Everybody has at least one secret, and it can either be healthy or unhealthy. Secrets can be big or small, and they can draw people closer or divide them.
Knowing when to keep a secret and when to share it is a challenging exercise in and of itself. Also, determining what is a secret and what is not is another challenge. Is it necessary for people to tell you not to say anything, or is it that having a certain amount of emotional intelligence is needed to know when to keep and when to reveal a secret. Sometimes we may share a secret because we’d rather tell it than have someone else do so. Timing is important in the sharing of secrets.
When doing my doctorate research on the healing and transformative powers of memoir writing, I learned that one of the many reasons people choose to write memoirs is that it’s a way to release a family secret that may have been held on to for many years. Sometimes people have to wait until significant others have passed away before they reveal their family secret, but in the meantime, the act of writing can help dismantle the difficulty of keeping the secret. Or, others might document secrets in their journals for safekeeping as a way to release the tension of keeping them.
Sometimes keeping family secrets for a long time may lead to certain self-destructive behaviors, such as addiction, because the tension of keeping them may be difficult to bear.
In his article, “The Power of Secrets,” Evan Imber-Black shares how family secrets can possibly shape and shape us.
Sometimes the stress of keeping certain secrets can be unhealthy, and it might be a good idea to share them with a friend, loved one, therapist, or personal journal. The best writers know that to make their writing compelling, they must divulge secrets. It’s not always easy sharing difficult ones because it can be taxing psychologically and emotionally. As novelist William Faulkner said, “A book is a writer’s secret life.” There is great power to be gained from sharing your secrets, as this can be a cathartic and healing act.
Perhaps the person you share your secrets with will empathize, and say, “I know how you feel; I went through something similar.” This might lead to continued dialogue between the two of you and a strengthening of your friendship. You just never know when you open that door who or what will be waiting to receive on the other side.

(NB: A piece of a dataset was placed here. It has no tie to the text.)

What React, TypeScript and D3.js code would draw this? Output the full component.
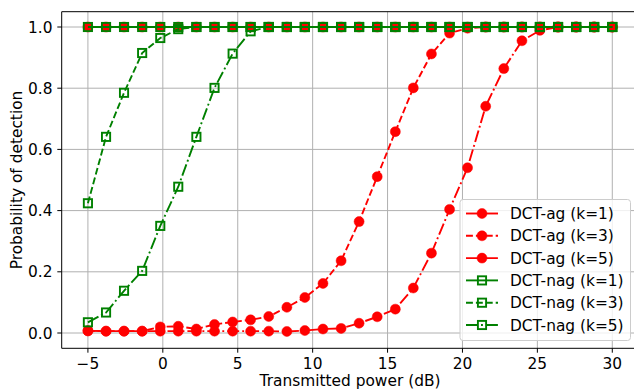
import React from "react";
import * as d3 from "d3";

const xValues = [-5, -3.79, -2.59, -1.38, -0.17, 1.03, 2.24, 3.45, 4.66, 5.86, 7.07, 8.28, 9.48, 10.69, 11.9, 13.1, 14.31, 15.52, 16.72, 17.93, 19.14, 20.34, 21.55, 22.76, 23.97, 25.17, 26.38, 27.59, 28.79, 30];

const agK1 = [1, 1, 1, 1, 1, 1, 1, 1, 1, 1, 1, 1, 1, 1, 1, 1, 1, 1, 1, 1, 1, 1, 1, 1, 1, 1, 1, 1, 1, 1];
const agK3 = [0.007, 0.006, 0.006, 0.006, 0.02, 0.022, 0.013, 0.028, 0.036, 0.043, 0.054, 0.084, 0.116, 0.162, 0.236, 0.364, 0.511, 0.658, 0.801, 0.912, 0.98, 0.996, 1, 1, 1, 1, 1, 1, 1, 1];
const agK5 = [0.007, 0.006, 0.006, 0.006, 0.006, 0.006, 0.006, 0.006, 0.006, 0.006, 0.006, 0.005, 0.008, 0.013, 0.015, 0.032, 0.053, 0.078, 0.147, 0.261, 0.404, 0.54, 0.741, 0.864, 0.955, 0.989, 1, 1, 1, 1];
const nagK1 = [1, 1, 1, 1, 1, 1, 1, 1, 1, 1, 1, 1, 1, 1, 1, 1, 1, 1, 1, 1, 1, 1, 1, 1, 1, 1, 1, 1, 1, 1];
const nagK3 = [0.424, 0.641, 0.785, 0.915, 0.964, 0.993, 1, 1, 1, 1, 1, 1, 1, 1, 1, 1, 1, 1, 1, 1, 1, 1, 1, 1, 1, 1, 1, 1, 1, 1];
const nagK5 = [0.035, 0.067, 0.138, 0.203, 0.35, 0.478, 0.641, 0.801, 0.913, 0.986, 1, 1, 1, 1, 1, 1, 1, 1, 1, 1, 1, 1, 1, 1, 1, 1, 1, 1, 1, 1];

const xTicks = [-5, 0, 5, 10, 15, 20, 25, 30];
const yTicks = [0, 0.2, 0.4, 0.6, 0.8, 1.0];
const yTickLabels = ["0.0", "0.2", "0.4", "0.6", "0.8", "1.0"];
const xTickLabels = ["\u22125", "0", "5", "10", "15", "20", "25", "30"];

const seriesLabels = ["DCT-ag (k=1)", "DCT-ag (k=3)", "DCT-ag (k=5)", "DCT-nag (k=1)", "DCT-nag (k=3)", "DCT-nag (k=5)"];

const RED = "#ff0000";
const GREEN = "#008000";
const DASHED = "6.9 3";
const DASHDOT = "12 3 1.9 3";

const series = [
  { values: agK1, color: RED, dash: "none", marker: "circle" },
  { values: agK3, color: RED, dash: DASHED, marker: "circle" },
  { values: agK5, color: RED, dash: DASHDOT, marker: "circle" },
  { values: nagK1, color: GREEN, dash: "none", marker: "square" },
  { values: nagK3, color: GREEN, dash: DASHED, marker: "square" },
  { values: nagK5, color: GREEN, dash: DASHDOT, marker: "square" },
];

const W = 634;
const H = 392;
const L = 61.7, R = 638.5, T = 11.7, B = 348.3;
const FS = 15.4;

function Marker({ kind, cx, cy, color }: { kind: string; cx: number; cy: number; color: string }) {
  if (kind === "circle") return <circle cx={cx} cy={cy} r={5} fill={color} stroke={color} strokeWidth={0.5} />;
  const s = 8.2;
  return <rect x={cx - s / 2} y={cy - s / 2} width={s} height={s} fill="none" stroke={color} strokeWidth={1.9} />;
}

export default function App() {
  const x = d3.scaleLinear().domain([-6.75, 31.75]).range([L, R]);
  const y = d3.scaleLinear().domain([-0.05, 1.05]).range([B, T]);
  const line = d3.line<[number, number]>().x((d) => x(d[0])).y((d) => y(d[1]));

  const legX = 460, legY = 199.5, legW = 170.5, legH = 141;
  const rowY = (i: number) => 213.5 + i * 22.3;

  return (
    <svg width={W} height={H} style={{ position: "absolute", left: 0, top: 0, background: "#fff", fontFamily: "DejaVu Sans" }}>
      <rect x={0} y={0} width={W} height={H} fill="#fff" />
      <defs>
        <clipPath id="axclip">
          <rect x={L} y={T} width={R - L} height={B - T} />
        </clipPath>
      </defs>
      {xTicks.map((t) => (
        <line key={"gx" + t} x1={x(t)} x2={x(t)} y1={T} y2={B} stroke="#b0b0b0" strokeWidth={1} />
      ))}
      {yTicks.map((t) => (
        <line key={"gy" + t} x1={L} x2={R} y1={y(t)} y2={y(t)} stroke="#b0b0b0" strokeWidth={1} />
      ))}
      <g clipPath="url(#axclip)">
        {series.map((s, i) => {
          const pts: [number, number][] = xValues.map((xv, j) => [xv, s.values[j]]);
          return (
            <g key={"s" + i}>
              <path d={line(pts) || ""} fill="none" stroke={s.color} strokeWidth={1.9} strokeDasharray={s.dash} />
              {pts.map((p, j) => (
                <Marker key={j} kind={s.marker} cx={x(p[0])} cy={y(p[1])} color={s.color} />
              ))}
            </g>
          );
        })}
      </g>
      <line x1={L} x2={L} y1={T} y2={B} stroke="#000" strokeWidth={1} />
      <line x1={L} x2={R} y1={B} y2={B} stroke="#000" strokeWidth={1} />
      <line x1={L} x2={R} y1={T} y2={T} stroke="#000" strokeWidth={1} />
      <line x1={R} x2={R} y1={T} y2={B} stroke="#000" strokeWidth={1} />
      {xTicks.map((t, i) => (
        <g key={"tx" + t}>
          <line x1={x(t)} x2={x(t)} y1={B} y2={B + 4.4} stroke="#000" strokeWidth={1} />
          <text x={x(t)} y={368.5} textAnchor="middle" fontSize={FS} fill="#000">{xTickLabels[i]}</text>
        </g>
      ))}
      {yTicks.map((t, i) => (
        <g key={"ty" + t}>
          <line x1={L - 4.4} x2={L} y1={y(t)} y2={y(t)} stroke="#000" strokeWidth={1} />
          <text x={52.5} y={y(t) + 5.5} textAnchor="end" fontSize={FS} fill="#000">{yTickLabels[i]}</text>
        </g>
      ))}
      <text x={350} y={386} textAnchor="middle" fontSize={FS} fill="#000">Transmitted power (dB)</text>
      <text transform={`translate(22,180) rotate(-90)`} textAnchor="middle" fontSize={FS} fill="#000">Probability of detection</text>
      <rect x={legX} y={legY} width={legW} height={legH} rx={3} ry={3} fill="#fff" fillOpacity={0.8} stroke="#cccccc" strokeWidth={1} />
      {series.map((s, i) => (
        <g key={"lg" + i}>
          <line x1={466} x2={498} y1={rowY(i)} y2={rowY(i)} stroke={s.color} strokeWidth={1.9} strokeDasharray={s.dash} />
          <Marker kind={s.marker} cx={482} cy={rowY(i)} color={s.color} />
          <text x={510} y={rowY(i) + 5.5} fontSize={FS} fill="#000">{seriesLabels[i]}</text>
        </g>
      ))}
    </svg>
  );
}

Sufi poet Jelalluddin Rumi coined what he called the “Open Secret,” where he claims that each one of us tries to hide some sort of secret that is not necessarily a big one, but which is a secret nevertheless. It might be as superficial as someone in a store asking you how you are, and you respond by saying, “Fine,” even though your mother just passed away or your just lost your job. Timing is very important in the release of secrets. That just would not have been the right time to share this personal information. Rumi is saying is that this type of secret is not a secret in the way we normally think of the word, and that when we decide to release our secret and become transparent and share with others, many doors will open for us.

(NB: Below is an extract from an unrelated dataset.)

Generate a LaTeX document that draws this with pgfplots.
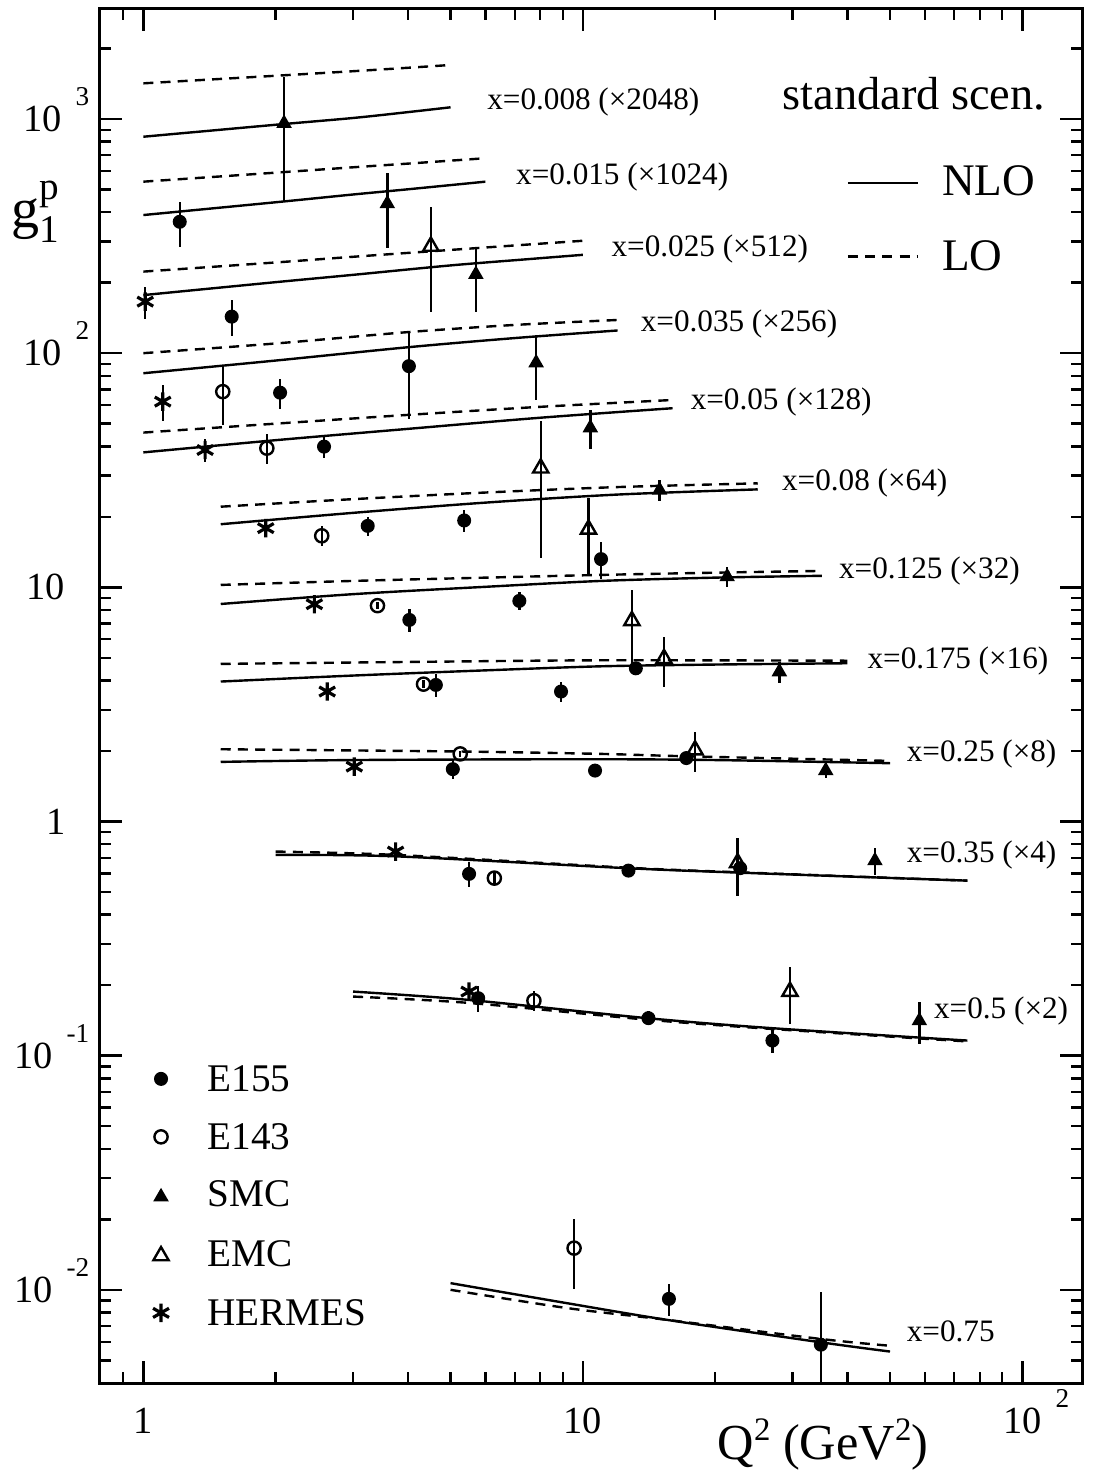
\documentclass[border=0pt]{standalone}
\usepackage{fontspec}
\setmainfont{Liberation Serif}
\usepackage{pgfplots}
\usepackage{pgfplotstable}
\pgfplotsset{compat=1.18}

\newcommand{\fs}[1]{\fontsize{#1}{#1}\selectfont}
\newcommand{\ey}[1]{\hspace{3.5pt}\raisebox{6.5pt}[0pt][0pt]{\fs{6.8}#1}}
\newcommand{\ex}[1]{\rlap{\hspace{3.5pt}\raisebox{6.5pt}[0pt][0pt]{\fs{6.8}#1}}}

% data: Q2, g1p (scaled), error plus, error minus
\pgfplotstableread{
x y ep em
1.21 364 80 80
1.589 143.2 25 25
4.02 88 35.5 35.5
2.047 67.8 10 10
2.577 39.9 4.3 4.3
3.24 18.3 1.7 1.7
5.37 19.3 2.1 2.1
11.0 13.2 2.35 2.35
4.03 7.26 0.8 0.8
7.17 8.75 0.78 0.78
4.63 3.83 0.43 0.43
8.92 3.59 0.36 0.36
13.2 4.51 0.3 0.3
5.06 1.673 0.15 0.15
10.66 1.65 0.1 0.1
17.2 1.866 0.05 0.05
5.51 0.5975 0.074 0.074
12.7 0.617 0.03 0.03
22.8 0.632 0.02 0.02
5.78 0.176 0.023 0.023
14.1 0.1446 0.01 0.01
27.0 0.116 0.0135 0.0135
15.7 0.00915 0.0014 0.0014
34.8 0.00583 0.004 0.004
}\tEonefivefive
\pgfplotstableread{
x y ep em
1.516 68.5 19 19
1.91 39.3 5.7 5.7
2.546 16.6 1.6 1.6
3.41 8.35 0.3 0.3
4.34 3.86 0.15 0.15
5.26 1.944 0.05 0.05
6.29 0.573 0.03 0.03
7.74 0.1717 0.017 0.017
9.55 0.01507 0.005 0.005
}\tEonefourthree
\pgfplotstableread{
x y ep em
2.09 958 558 514
3.59 435 153 153
5.71 217 67 67
7.83 91 28 28
10.4 48 9 9
14.95 26.0 2.6 2.6
21.3 11.1 1.1 1.1
28.0 4.36 0.45 0.45
35.7 1.65 0.12 0.12
46.2 0.68 0.09 0.09
58.3 0.141 0.029 0.029
}\tSMC
\pgfplotstableread{
x y ep em
4.51 286 136 136
8.02 32.3 19 19
10.3 17.7 6.3 6.3
12.93 7.2 2.5 2.5
15.3 4.96 1.19 1.19
18.0 2.02 0.4 0.4
22.5 0.666 0.183 0.183
29.6 0.188 0.052 0.052
}\tEMC
\pgfplotstableread{
x y ep em
1.01 166 26 26
1.107 62.1 11 11
1.382 38.6 4.4 4.4
1.899 17.9 1.0 1.0
2.45 8.47 0.6 0.6
2.62 3.59 0.3 0.3
3.02 1.716 0.08 0.08
3.75 0.744 0.04 0.04
5.51 0.1878 0.015 0.015
}\tHERMES

\pgfplotsset{
  nlo/.style={black, line width=0.6pt, no marks, smooth},
  lo/.style={black, line width=0.6pt, no marks, smooth, dash pattern=on 2.5pt off 1.8pt},
  errs/.style={draw=none, no marks,
    error bars/y dir=both, error bars/y explicit, error bars/error mark=none,
    error bars/error bar style={draw=black, line width=0.6pt, solid}},
  e155/.style={mark=*, mark size=1.55pt, mark options={fill=black}},
  e143/.style={mark=o, mark size=1.65pt, mark options={fill=white, line width=0.6pt}},
  smc/.style={mark=triangle*, mark size=1.85pt, mark options={fill=black}},
  emc/.style={mark=triangle, mark size=2.2pt, mark options={fill=white, line width=0.6pt}},
  hermes/.style={mark=asterisk, mark size=2.3pt, mark options={line width=0.8pt}},
}

\begin{document}
\begin{tikzpicture}
\begin{axis}[
  xmode=log, ymode=log,
  scale only axis, width=245.5pt, height=343.5pt,
  xmin=0.797, xmax=136.7, ymin=0.004, ymax=2950,
  clip mode=individual,
  axis line style={line width=0.75pt},
  tick align=inside, tick pos=both,
  major tick length=5.5pt, minor tick length=2.75pt,
  every tick/.style={line width=0.6pt, black},
  xtick={1,10,100},
  minor xtick={0.9,2,3,4,5,6,7,8,9,20,30,40,50,60,70,80,90},
  xticklabels={1,10,10\ex{2}},
  ytick={0.01,0.1,1,10,100,1000},
  minor ytick={0.005,0.006,0.007,0.008,0.009,0.02,0.03,0.04,0.05,0.06,0.07,0.08,0.09,0.2,0.3,0.4,0.5,0.6,0.7,0.8,0.9,2,3,4,5,6,7,8,9,20,30,40,50,60,70,80,90,200,300,400,500,600,700,800,900,2000},
  yticklabels={10\ey{-2},10\ey{-1},1\rule{5.75pt}{0pt},10\rule{6pt}{0pt},10\ey{2},10\ey{3}},
  xticklabel style={font=\fs{9.6}, anchor=north, inner sep=0pt, yshift=-6pt},
  yticklabel style={font=\fs{9.6}, anchor=east, inner sep=0pt, xshift=-2.5pt},
]

% ---------- theory curves ----------
% x=0.008
\addplot[nlo] coordinates {(1,840) (2,945) (3,1010) (4,1070) (5,1122)};
\addplot[lo]  coordinates {(1,1420) (2,1530) (3,1600) (4,1655) (5,1701)};
% x=0.015
\addplot[nlo] coordinates {(1,389) (2,441) (3,476) (4,501) (6,540)};
\addplot[lo]  coordinates {(1,540) (2,590) (3,622) (4,645) (6,680)};
% x=0.025
\addplot[nlo] coordinates {(1,177) (2,201) (3,216) (5,237) (7.5,252) (10,263)};
\addplot[lo]  coordinates {(1,223) (2,244) (3,258) (5,276) (7.5,291) (10,302)};
% x=0.035
\addplot[nlo] coordinates {(1,82.1) (2,93) (4,106) (7,116) (12,125)};
\addplot[lo]  coordinates {(1,100) (2,110) (4,123) (7,132) (12,138.6)};
% x=0.05
\addplot[nlo] coordinates {(1,37.7) (2,42.5) (4,47.5) (8,53) (16,58.2)};
\addplot[lo]  coordinates {(1,45.8) (2,50) (4,54.5) (8,59) (16,63.1)};
% x=0.08
\addplot[nlo] coordinates {(1.5,18.6) (3,20.8) (6,23) (12,24.9) (25,26.2)};
\addplot[lo]  coordinates {(1.5,22.1) (3,23.8) (6,25.4) (12,26.8) (25,27.8)};
% x=0.125
\addplot[nlo] coordinates {(1.5,8.49) (3,9.35) (6,10.05) (11,10.65) (20,11.0) (35,11.2)};
\addplot[lo]  coordinates {(1.5,10.24) (3,10.65) (6,11.0) (11,11.3) (20,11.55) (35,11.75)};
% x=0.175
\addplot[nlo] coordinates {(1.5,3.96) (3,4.2) (6,4.42) (11,4.6) (20,4.68) (40,4.74)};
\addplot[lo]  coordinates {(1.5,4.71) (4,4.8) (11,4.88) (40,4.86)};
% x=0.25
\addplot[nlo] coordinates {(1.5,1.797) (3,1.83) (10,1.845) (20,1.83) (50,1.774)};
\addplot[lo]  coordinates {(1.5,2.035) (5.3,1.99) (11,1.944) (17,1.90) (50,1.815)};
% x=0.35
\addplot[nlo] coordinates {(2,0.72) (3.75,0.71) (12.6,0.632) (22.6,0.605) (75,0.559)};
\addplot[lo]  coordinates {(2,0.744) (3.75,0.72) (12.6,0.635) (22.6,0.607) (75,0.559)};
% x=0.5
\addplot[nlo] coordinates {(3,0.1878) (5.5,0.173) (14,0.1446) (27,0.131) (75,0.116)};
\addplot[lo]  coordinates {(3,0.1788) (5.5,0.168) (14,0.1425) (27,0.13) (75,0.115)};
% x=0.75
\addplot[nlo] coordinates {(5,0.01068) (9.2,0.00877) (15.5,0.00745) (35,0.00596) (50,0.00545)};
\addplot[lo]  coordinates {(5,0.0100) (9.2,0.00836) (15.5,0.00745) (35,0.00616) (50,0.00577)};

% ---------- data: error bars first, marks on top ----------
\addplot[errs] table[x=x, y=y, y error plus=ep, y error minus=em] {\tEonefivefive};
\addplot[errs] table[x=x, y=y, y error plus=ep, y error minus=em] {\tEonefourthree};
\addplot[errs] table[x=x, y=y, y error plus=ep, y error minus=em] {\tSMC};
\addplot[errs] table[x=x, y=y, y error plus=ep, y error minus=em] {\tEMC};
\addplot[errs] table[x=x, y=y, y error plus=ep, y error minus=em] {\tHERMES};
\addplot[black, only marks, e155] table[x=x, y=y] {\tEonefivefive};
\addplot[black, only marks, e143] table[x=x, y=y] {\tEonefourthree};
\addplot[black, only marks, smc] table[x=x, y=y] {\tSMC};
\addplot[black, only marks, emc] table[x=x, y=y] {\tEMC};
\addplot[black, only marks, hermes] table[x=x, y=y] {\tHERMES};

% ---------- legend samples ----------
\addplot[black, line width=0.6pt, no marks] coordinates {(40.1,531.5) (57.9,531.5)};
\addplot[black, line width=0.6pt, no marks, dash pattern=on 2.5pt off 1.8pt] coordinates {(40.1,258.2) (57.9,258.2)};
\addplot[black, only marks, e155] coordinates {(1.097,0.0796)};
\addplot[black, only marks, e143] coordinates {(1.097,0.0450)};
\addplot[black, only marks, smc] coordinates {(1.097,0.02495)};
\addplot[black, only marks, emc] coordinates {(1.097,0.01397)};
\addplot[black, only marks, hermes] coordinates {(1.097,0.007974)};

% ---------- texts ----------
\begin{scope}[every node/.style={anchor=base west, inner sep=0pt, font=\fs{7.8}}]
\node at (rel axis cs:0.3936,0.9272) {x=0.008 (×2048)};
\node at (rel axis cs:0.4230,0.8719) {x=0.015 (×1024)};
\node at (rel axis cs:0.5202,0.8197) {x=0.025 (×512)};
\node at (rel axis cs:0.5499,0.7656) {x=0.035 (×256)};
\node at (rel axis cs:0.6008,0.7087) {x=0.05 (×128)};
\node at (rel axis cs:0.6938,0.6499) {x=0.08 (×64)};
\node at (rel axis cs:0.7518,0.5857) {x=0.125 (×32)};
\node at (rel axis cs:0.7808,0.5202) {x=0.175 (×16)};
\node at (rel axis cs:0.8208,0.4522) {x=0.25 (×8)};
\node at (rel axis cs:0.8208,0.3790) {x=0.35 (×4)};
\node at (rel axis cs:0.8486,0.2654) {x=0.5 (×2)};
\node at (rel axis cs:0.8208,0.0301) {x=0.75};
\end{scope}
\begin{scope}[every node/.style={anchor=base west, inner sep=0pt, font=\fs{11.3}}]
\node[font=\fs{11.6}] at (rel axis cs:0.6942,0.9265) {standard scen.};
\node at (rel axis cs:0.8569,0.8639) {NLO};
\node at (rel axis cs:0.8569,0.8100) {LO};
\end{scope}
\begin{scope}[every node/.style={anchor=base west, inner sep=0pt, font=\fs{9.8}}]
\node at (rel axis cs:0.1087,0.2120) {E155};
\node at (rel axis cs:0.1087,0.1701) {E143};
\node at (rel axis cs:0.1087,0.1283) {SMC};
\node at (rel axis cs:0.1087,0.0846) {EMC};
\node at (rel axis cs:0.1087,0.0422) {HERMES};
\end{scope}
% axis titles
\node[anchor=base west, inner sep=0pt] at (rel axis cs:-0.0905,0.8413)
  {{\fs{14}g}\rlap{\raisebox{7pt}{\fs{9.8}p}}\raisebox{-3.75pt}{\fs{9.8}1}};
\node[anchor=base west, inner sep=0pt, font=\fs{12.6}] at (rel axis cs:0.6283,-0.056)
  {Q\raisebox{4.8pt}{\fs{8.2}2} (GeV\raisebox{4.8pt}{\fs{8.2}2})};
\end{axis}
\pgfresetboundingbox
\path[use as bounding box] ([shift={(-25pt,-23pt)}]current axis.south west) rectangle ([shift={(3.5pt,2.25pt)}]current axis.north east);
\end{tikzpicture}
\end{document}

A Robert Frost quote that hangs on my office wall says, “No tears in the writer, no tears in the reader.” If the writing does not move you, then it is not compelling. As Ralph Keyes says in his book The Courage to Write, writers must subject themselves to a full range of feelings. He said, “They must have the courage to go where their minds wander, and be stalwart in facing down inner censors. Writers must also learn to be forgiving of themselves if everything they discover along the way isn’t to their liking.”
Here’s a writing prompt to consider:
Write about the secret(s) you carry. Write a letter to someone you want to reveal the secret to, beginning with, “Before I leave, I want to tell you . . .”
Black-Imber, E. (1998). “The Power of Secrets.” Psychology Today Blog. July 1, 1998.
Reyes, R. (1995). The Courage to Write. New York, NY: Holt.